Третье — мы бы назвали это национализмом. То, что сильнейшим образом повлияло на всю отечественную культуру: русский стиль во всем, до чего можно дотянуться. Смотрится жутковато, боюсь, потому что просто всего мало. Так, выставленные в тесных залах Инженерного замка многометровые картоны Васнецова для Владимирского собора в Киева душат своей истошностью, а «податной киот» с образом храма Спаса-на-Крови из мастерской Парланда — словно народная игрушка.
Фото: Евгений Павленко, Коммерсантъ
Все вроде правильно, но ничто не развернуто. «Случайный» император, унаследовавший от брата невесту и страну, Александр III нес свое бремя с мучениями. Так, однажды на предложение министра двора Иллариона Воронцова-Дашкова отпраздновать день вступления на престол Александр III резко ответил: «Для меня этот день и это событие — никакой не праздник, а тяжкий крест, который я вынужден нести. Отмечать тут нечего». При этом либеральный стиль страны своего отца он смел поганой метлой.
Нелегко было дышать этим русским духом. Но без тринадцати лет его правления нельзя было бы представить русское искусство: начиная с Петра никто из императоров не сделал для него столько, сколько Александр III.

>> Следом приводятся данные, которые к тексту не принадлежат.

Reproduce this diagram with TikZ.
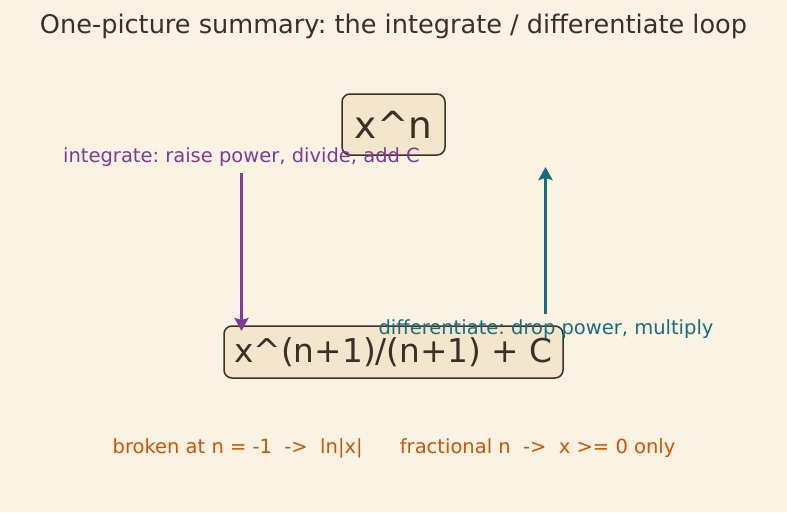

Все эти и многие другие моменты неплохо отработаны в каталоге выставки. Но экспозиция остается его тенью. Очень жаль, потому что не все так просто, как кажется сначала. Кончину государя в 1894-м оплакивали и обласканный им Суриков («Добрый и ласковый государь наш скончался! Много, брат, я слез пролил, да и не один я, а все»), и искатель «новой религиозной русской живописи» Нестеров («Русские люди хоронят с государем Александром III заветные помыслы, мечты. Он воплощал в себе все святое, лучшее, характерное нравственного облика народа»), и эстет и западник Бенуа («Это известие огорчило меня, точно я потерял очень близкого человека. В сокровенных мечтах мне думалось, что я когда-нибудь послужу этому государю, к которому за последние годы я стал чувствовать род благоговения»). Увы — но до сих пор этот дуализм царя-миротворца никто не выразил лучше, чем гениальный Паоло Трубецкой. Курдонер Мраморного дворца, где стоит его «на комоде бегемот», остается лучшей экспозицией, посвященной Александру III.